Matthew admits to not having all the answers and even with the changes he’s implemented he is still struggling to strike the right balance between volume and profit.
“It’s very easy to say I would much rather a high volume business and a lower profit margin. I think the biggest thing a lot of owners struggle with is getting people in the door. If we all knew how to do that we would all operate at lower profit margins and higher turnover of product.
“My only pushback is that yes ideally we would all want to have that, but I just don’t think it’s as easy as that. For a lot of people, it’s trying to figure out logistically how to grow the business to a point where it’s high footfall and high turnover. That is so much more of a nightmare than to say I’ll raise my prices. It’s the right thing to achieve but it’s extremely hard. I certainly haven’t got to the point where I want to be and that’s not from want of trying.”

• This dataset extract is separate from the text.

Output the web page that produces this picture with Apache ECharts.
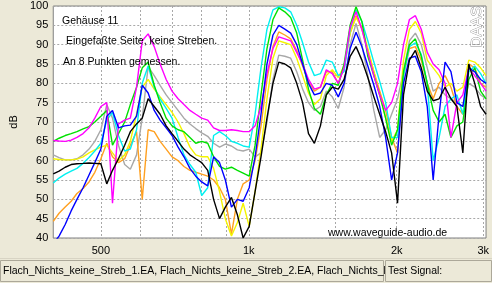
<!DOCTYPE html>
<html><head><meta charset="utf-8">
<script src="https://cdn.jsdelivr.net/npm/echarts@6/dist/echarts.min.js"></script>
<style>html,body{margin:0;padding:0;background:#ece9d8;}#chart{width:492px;height:283px;}</style>
</head><body><div id="chart"></div>
<script>
// Frequency grid (Hz)
const freqs = [400,411,423,435,447,460,473,486,500,514,528,543,559,574,591,607,624,642,660,679,698,718,738,759,780,802,825,848,872,896,922,948,974,1002,1030,1059,1089,1120,1151,1184,1217,1252,1287,1323,1360,1399,1438,1479,1521,1563,1608,1653,1699,1747,1797,1847,1899,1953,2008,2065,2123,2183,2244,2308,2373,2440,2509,2579,2652,2727,2804,2883,2964,3040];
// Level (dB) of the 8 measurement points
const black   = [56.6,57.3,58.3,59,59.2,59.3,59.4,59.3,59.2,54,57.5,60.5,64,67.5,69.5,71,76,74,72,69,67,65,63,61.5,60.5,59.5,57.5,50,45,48,50.5,46,40,43,52,61,71,80,85.5,85,84,80,75,67,64.5,69,77,79,78.5,81,87,89.5,86,81.5,76.5,72,67.5,62,49,77,86,88.5,84,78,75.5,76,79,76,74,62,85,80,74,72];
const blue    = [38.5,40.5,43.5,47,50,53,56.3,59.5,63,71.5,73,68.5,69,69.2,71.5,79.5,77.5,73,70.5,68.5,66.5,63.5,61,58,56,54.5,53.5,61,59.5,55,48,50,49.5,53,61,72,85,92.5,95,94,93,90,85,80,77,77.5,80,79.5,76.5,80,89,93.2,89.5,84.5,79.5,74,66,55,62,80,86.5,87,83,74,55,72,85.5,83,75,74,84,83,81,80];
const magenta = [65.2,65.1,65,65.3,66,67,68.5,71,74,75,49,69.5,70.5,71,79,91,92.8,89.5,85,81,78,76,74.5,73,72,71,70.5,68.5,67.8,67.8,68,67.8,67.5,67.5,69,74,82.5,89,92,91.5,91,88,85,81,78.5,79,83.5,82.5,80,84,94.5,98.5,94,88,82,77,73,75,80,90,96.5,97.5,94,88,85,83.5,80,66,75,77,84,82,80,78];
const green   = [65,65.8,66.5,67,67.5,68.2,68.8,70,71.5,73,64,67,70,74.5,79,84,85.5,79.5,75,71,69,68,67.5,66,64.5,65,64.5,61,58.5,57.8,58.3,57.5,56.8,56,64,77,89,96.5,99.5,98.5,97,93,86,78.5,73.5,72,77,80,79.5,85,95,99.8,96,87,82,77,71,64,68,83,90,91.5,87,80,73,70,72,66,69,70,81,84,78,76];
const cyan    = [54.2,55.5,56.5,57.3,58,59.3,60.8,62.5,64.5,70.5,72.5,66.5,62.5,63,68,80,84.5,79,76,73.5,71,66,61.5,59,57,51,53,66.5,67.5,66.5,65,64.5,63.8,63.5,72,84,94,99,99.8,99.5,98.5,95,90.5,85.5,82,82.5,86,85.5,82,83,94,99,96,91,85.5,80.5,75,66,66,82,89.5,90.5,87.5,80,60,66,74,76,77,72,83,84.5,82.5,80];
const yellow  = [60.5,60.3,60.2,60.2,60.4,61,62,62.8,63.5,64,62,60,61.5,65,72,79,81,78.5,76.5,74.5,72.5,70,67,63.5,61.5,61,61,58,52,45,40.5,44,49,43,52,63,76,86.5,91,90.5,90,86.5,82,77.5,74.5,76,82,83.5,81.5,84.5,93,97,94.5,89,83,77,71,65,68,86,94,96,93,86,84,82,79,80,78,79,86,85.5,84,82];
const orange  = [44.3,46.4,48,49.5,51.5,52.8,54.5,57,60.5,64.5,61,59.5,60.5,64,67.5,50,68,67.5,65,63,61,60,58.5,57.5,57,56.5,56,55,53,50,41,50,54,55,60,69,81,89.5,93.3,92.5,91.5,88.5,84.5,80.5,78,79,83,83,80,84,93,97.5,94,88.5,83,78,73,66,62,82,89,89.5,86,80,76,80,82,79,74,72,85,84,80,79];
const grey    = [61.5,60.8,60.2,60.2,60.5,61.5,63,65,68,74.5,71,64,59,57.8,61.5,71,84.3,82,79.5,77,75,73,71,69.5,68.3,67.2,66.3,64.5,63.5,64.3,63.8,62.8,62.5,63,61,62,70,81,87.3,87,86.5,83,78.5,75,73,74,78,76.5,73.5,79,90,95.5,90,82,73,66,68,72,76,83,91,93,90,84,78,79,77,76,75,74,80,79,77,76];

// Axis ticks
const gridFreqs = [500,600,700,800,900,1000,1500,2000,3000];
const labelFreqs = [500,1000,2000,3000];

const FONT = '"Liberation Sans", Arial, sans-serif';
const pairs = vals => freqs.map((f, i) => [f, vals[i]]);

const defs = [
  ['Punkt 8', grey,    '#a8a8a8'],
  ['Punkt 7', orange,  '#ffa020'],
  ['Punkt 6', yellow,  '#f4f400'],
  ['Punkt 5', cyan,    '#00f0f0'],
  ['Punkt 4', green,   '#00e000'],
  ['Punkt 3', magenta, '#ff00ff'],
  ['Punkt 2', blue,    '#0000ff'],
  ['Punkt 1', black,   '#000000']
];

const chart = echarts.init(document.getElementById('chart'));
chart.setOption({
  animation: false,
  backgroundColor: '#ece9d8',
  grid: {left: 51, right: 4, top: 6, bottom: 45, show: true, backgroundColor: '#ffffff', borderColor: '#808080', borderWidth: 1},
  xAxis: {
    type: 'log', logBase: 10, min: 400, max: 3040,
    axisLine: {show: false},
    axisTick: {show: false, customValues: gridFreqs},
    axisLabel: {customValues: labelFreqs, formatter: v => v >= 1000 ? (v / 1000) + 'k' : String(v),
      color: '#000', fontSize: 11, fontFamily: FONT, margin: 7},
    splitLine: {show: true, lineStyle: {color: '#a8a8a8', type: [2, 2], width: 1}}
  },
  yAxis: {
    type: 'value', min: 40, max: 100, interval: 5,
    name: 'dB', nameLocation: 'middle', nameGap: 34,
    nameTextStyle: {color: '#000', fontSize: 11, fontFamily: FONT},
    axisLine: {show: false}, axisTick: {show: false},
    axisLabel: {color: '#000', fontSize: 11, fontFamily: FONT, margin: 5},
    splitLine: {show: true, lineStyle: {color: '#a8a8a8', type: [2, 2], width: 1}}
  },
  series: defs.map(d => ({
    name: d[0], type: 'line', data: pairs(d[1]), showSymbol: false, symbol: 'none',
    lineStyle: {color: d[2], width: 1.4}, itemStyle: {color: d[2]}, clip: true
  })),
  graphic: [
    {type: 'text', x: 62, y: 21, z: 50, style: {text: 'Gehäuse 11', fontSize: 10.5, fontFamily: FONT, fill: '#000', verticalAlign: 'middle'}},
    {type: 'text', x: 66, y: 41, z: 50, style: {text: 'Eingefaßte Seite, keine Streben.', fontSize: 10.5, fontFamily: FONT, fill: '#000', verticalAlign: 'middle'}},
    {type: 'text', x: 63, y: 62, z: 50, style: {text: 'An 8 Punkten gemessen.', fontSize: 10.5, fontFamily: FONT, fill: '#000', verticalAlign: 'middle'}},
    {type: 'text', x: 328, y: 233, z: 50, style: {text: 'www.waveguide-audio.de', fontSize: 10.5, fontFamily: FONT, fill: '#000', verticalAlign: 'middle'}},
    {type: 'text', x: 477, y: 27, rotation: Math.PI / 2, z: 50, style: {text: 'DAAS', fontSize: 15, fontFamily: FONT, fill: '#ffffff', stroke: '#8c8c8c', lineWidth: 0.8, align: 'center', verticalAlign: 'middle'}},
    {type: 'line', z: 10, shape: {x1: 0, y1: 258.5, x2: 492, y2: 258.5}, style: {stroke: '#d8d4c4', lineWidth: 1}},
    {type: 'rect', z: 10, shape: {x: 0.5, y: 260.5, width: 383, height: 21}, style: {fill: '#ece9d8', stroke: '#aca899', lineWidth: 1}},
    {type: 'text', z: 11, x: 3, y: 271, style: {text: 'Flach_Nichts_keine_Streb_1.EA, Flach_Nichts_keine_Streb_2.EA, Flach_Nichts_keine_Streb_3.EA', fontSize: 10.5, fontFamily: FONT, fill: '#000', verticalAlign: 'middle'}},
    {type: 'rect', z: 12, shape: {x: 385.5, y: 260.5, width: 106, height: 21}, style: {fill: '#ece9d8', stroke: '#aca899', lineWidth: 1}},
    {type: 'text', z: 13, x: 388, y: 271, style: {text: 'Test Signal:', fontSize: 10.5, fontFamily: FONT, fill: '#000', verticalAlign: 'middle'}}
  ]
});
</script>
</body></html>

Enthused by his vision of a new, modern Athena B, Matthew has also changed his perspective on recruitment, admitting he used to be the kind of person that would put a ‘help wanted’ sign up and wonder why it got no traction! But after picking up the book Setting Up and Managing Your Own Coffee Bar, he realised he needed to get in the mind of the employees he was looking to hire, just as he had with his customers. His “ad” wasn’t generating any interest because he hadn’t created any buzz around the position. So now he takes photos of the staff and adds them to Facebook with fun aspects of the job and details some of the perks (he feels this demographic is driven more by being part of something bigger rather than pay). He now rarely has to advertise, the last time in fact being six months ago.
“When staff tell their mates about how much fun it is working at the chip shop, all their mates want to join in and usually if they are mates they are usually cut from the same cloth and they are hard workers and good people as well.
“It really takes just one or two good employees and you can really build off of that.”
While Matthew is still finding his way with Athena B, he’s positive about the future even though he knows there’s still much more hard work to come, adding: “Everything is harder, you have to think out of the box on everything.”